▶ **Problem details**: Check each line of the material below for the string "chart", then report how many lines have it, and nothing else.

▶ **Dataset section**:
+ + + +

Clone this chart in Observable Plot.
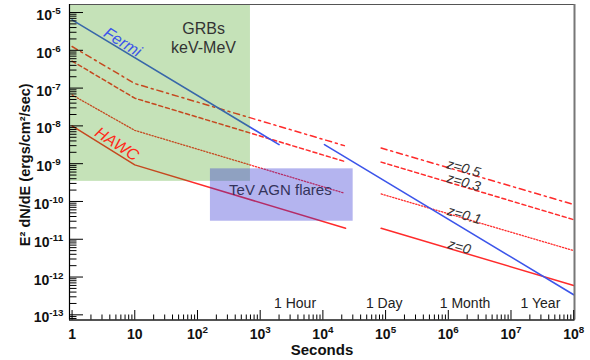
<!DOCTYPE html>
<html><head><meta charset="utf-8">
<script src="https://cdn.jsdelivr.net/npm/d3@7"></script>
<script src="https://cdn.jsdelivr.net/npm/@observablehq/plot@0.6"></script>
<style>body{margin:0;background:#fff;}</style>
</head><body><div id="chart"></div>
<script>
// ---- data (seconds, E^2 dN/dE in erg/cm^2/s) ----
const fermiT1 = [1, 2000];
const fermiF1 = [6.4e-6, 3.2e-9];
const fermiT2 = [1.06e4, 1e8];
const fermiF2 = [3.2e-9, 3.4e-13];

const hawcT1 = [1, 10, 2.3e4];
const hawcF1 = [1.0e-8, 9.3e-10, 1.95e-11];
const hawcT2 = [8.5e4, 1e8];
const hawcF2 = [1.95e-11, 6.0e-13];

const z01T1 = [1, 10, 2.2e4];
const z01F1 = [6.6e-8, 7.6e-9, 1.66e-10];
const z01T2 = [8.5e4, 1e8];
const z01F2 = [1.58e-10, 5.0e-12];

const z03T1 = [1, 10, 2.2e4];
const z03F1 = [5.2e-7, 5.4e-8, 1.15e-9];
const z03T2 = [8.5e4, 1e8];
const z03F2 = [1.1e-9, 3.3e-11];

const z05T1 = [1, 10, 2.2e4];
const z05F1 = [1.26e-6, 1.32e-7, 3.0e-9];
const z05T2 = [8.5e4, 1e8];
const z05F2 = [2.6e-9, 8.3e-11];

const grbBoxT = [null, 700];        // from left edge to 700 s
const grbBoxF = [3.4e-10, null];    // from 3.4e-10 to top
const agnBoxT = [161, 3.04e4];
const agnBoxF = [3.0e-11, 7.3e-10];

const xMajor = [1, 10, 1e2, 1e3, 1e4, 1e5, 1e6, 1e7, 1e8];
const yMajor = [1e-13, 1e-12, 1e-11, 1e-10, 1e-9, 1e-8, 1e-7, 1e-6, 1e-5];

const timeLabels = ["1 Hour", "1 Day", "1 Month", "1 Year"];
const timeLabelAt = [3600, 9.5e4, 1.85e6, 2.95e7];

const zLabels = ["z=0.5", "z=0.3", "z=0.1", "z=0"];
const zLabelT = [1.75e6, 1.75e6, 1.8e6, 1.5e6];
const zLabelF = [7.5e-10, 3.2e-10, 4.3e-11, 6.3e-12];

// ---- scales ----
const xDomain = [0.91, 1.03e8];
const yDomain = [7.3e-14, 1.63e-5];

const rows = (ts, fs, key) => ts.map((t, i) => ({t, f: fs[i], key}));
const fermi = [...rows(fermiT1, fermiF1, "a"), ...rows(fermiT2, fermiF2, "b")];
const hawc = [...rows(hawcT1, hawcF1, "a"), ...rows(hawcT2, hawcF2, "b")];
const z01 = [...rows(z01T1, z01F1, "a"), ...rows(z01T2, z01F2, "b")];
const z03 = [...rows(z03T1, z03F1, "a"), ...rows(z03T2, z03F2, "b")];
const z05 = [...rows(z05T1, z05F1, "a"), ...rows(z05T2, z05F2, "b")];

const xMinor = [];
for (let k = 0; k < 8; k++) for (let m = 2; m <= 9; m++) xMinor.push(m * 10 ** k);
const yMinor = [];
for (let k = -14; k < -5; k++) for (let m = 2; m <= 9; m++) {
  const v = m * 10 ** k; if (v >= yDomain[0] && v <= yDomain[1]) yMinor.push(v);
}
const expLabel = d => { const e = Math.round(Math.log10(d)); return e === 0 ? "1" : e === 1 ? "10" : "10^" + e; };

const RED = "#ff2b2b", BLUE = "#3c55ea";
const font = "Liberation Sans, Arial, Helvetica, sans-serif";

const chart = Plot.plot({
  width: 590, height: 360,
  marginLeft: 69, marginRight: 16, marginTop: 4, marginBottom: 40.5,
  style: {fontFamily: font, fontSize: "14px", background: "white", color: "#111"},
  x: {type: "log", domain: xDomain},
  y: {type: "log", domain: yDomain},
  marks: [
    Plot.line(z05, {x: "t", y: "f", z: "key", stroke: RED, strokeWidth: 1.5, strokeDasharray: "6,4,2,4"}),
    Plot.line(z03, {x: "t", y: "f", z: "key", stroke: RED, strokeWidth: 1.5, strokeDasharray: "4,3"}),
    Plot.line(z01, {x: "t", y: "f", z: "key", stroke: RED, strokeWidth: 1.3, strokeDasharray: "1.3,1.7"}),
    Plot.line(hawc, {x: "t", y: "f", z: "key", stroke: RED, strokeWidth: 1.5}),
    Plot.line(fermi, {x: "t", y: "f", z: "key", stroke: BLUE, strokeWidth: 1.6}),
    Plot.rect([0], {x1: () => grbBoxT[0] ?? xDomain[0], x2: () => grbBoxT[1], y1: () => grbBoxF[0], y2: () => grbBoxF[1] ?? yDomain[1], fill: "rgb(45,150,0)", fillOpacity: 0.28}),
    Plot.rect([0], {x1: () => agnBoxT[0], x2: () => agnBoxT[1], y1: () => agnBoxF[0], y2: () => agnBoxF[1], fill: "rgb(48,48,212)", fillOpacity: 0.36}),
    Plot.frame({stroke: "#555", strokeWidth: 1}),
    Plot.ruleX([xDomain[1]], {stroke: "#777", strokeWidth: 2}),
    Plot.ruleX([xDomain[0]], {stroke: "#000", strokeWidth: 1.2}),
    Plot.ruleY([yDomain[0]], {stroke: "#000", strokeWidth: 1.2}),
    // ticks (inward)
    Plot.axisY(yMajor, {anchor: "left", tickSize: 14, dx: 14, fill: "none", label: null, stroke: "#000"}),
    Plot.axisY(yMinor, {anchor: "left", tickSize: 7.5, dx: 7.5, fill: "none", label: null, stroke: "#000"}),
    Plot.axisX(xMajor, {anchor: "bottom", tickSize: 9.5, dy: -9.5, fill: "none", label: null, stroke: "#000"}),
    Plot.axisX(xMinor, {anchor: "bottom", tickSize: 5, dy: -5, fill: "none", label: null, stroke: "#000"}),
    // tick labels
    Plot.axisY(yMajor, {anchor: "left", tickSize: 0, tickPadding: 21, textAnchor: "middle", dy: 3, tickFormat: expLabel, label: null, fontWeight: "bold", fontSize: 14, fill: "#111"}),
    Plot.axisX(xMajor, {anchor: "bottom", tickSize: 0, tickPadding: 9, tickFormat: expLabel, label: null, fontWeight: "bold", fontSize: 14, fill: "#111"}),
    // axis titles
    Plot.text(["Seconds"], {frameAnchor: "bottom", dy: 30.5, lineAnchor: "middle", text: d => d, fontWeight: "bold", fontSize: 15, fill: "#111"}),
    Plot.text(["E² dN/dE (ergs/cm²/sec)"], {frameAnchor: "left", dx: -44, dy: 2.5, rotate: -90, textAnchor: "middle", lineAnchor: "middle", text: d => d, fontWeight: "bold", fontSize: 14.5, fill: "#111"}),
    // annotations
    Plot.text(["GRBs", "keV-MeV"], {x: [125, 125], y: [3.6e-6, 1.19e-6], text: d => d, fontSize: 16, fill: "#333"}),
    Plot.text(["TeV AGN flares"], {x: 2100, y: 2.04e-10, text: d => d, fontSize: 15, fill: "#33335a"}),
    Plot.text(["Fermi"], {x: 6.4, y: 1.63e-6, text: d => d, fontSize: 16, fontStyle: "italic", rotate: 32, fill: BLUE}),
    Plot.text(["HAWC"], {x: 5.2, y: 3.3e-9, text: d => d, fontSize: 16, fontStyle: "italic", rotate: 33, fill: "#ff2a1a"}),
    Plot.text(timeLabels, {x: (d, i) => timeLabelAt[i], y: () => 2e-13, text: d => d, fontSize: 14, fill: "#222"}),
    Plot.text(zLabels, {x: (d, i) => zLabelT[i], y: (d, i) => zLabelF[i], text: d => d, fontSize: 14, fontStyle: "italic", rotate: 16, fill: "#333"})
  ]
});

// superscripts for "10^n" tick labels
chart.querySelectorAll("text").forEach(t => {
  const m = t.textContent.match(/^10\^(-?\d+)$/);
  if (m) {
    t.textContent = "10";
    const ts = document.createElementNS("http://www.w3.org/2000/svg", "tspan");
    ts.setAttribute("dy", "-0.6em");
    ts.setAttribute("font-size", "0.7em");
    ts.textContent = m[1];
    t.appendChild(ts);
  }
});
document.getElementById("chart").appendChild(chart);
</script>
</body></html>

+ + + +

▶ **Correct response**: 5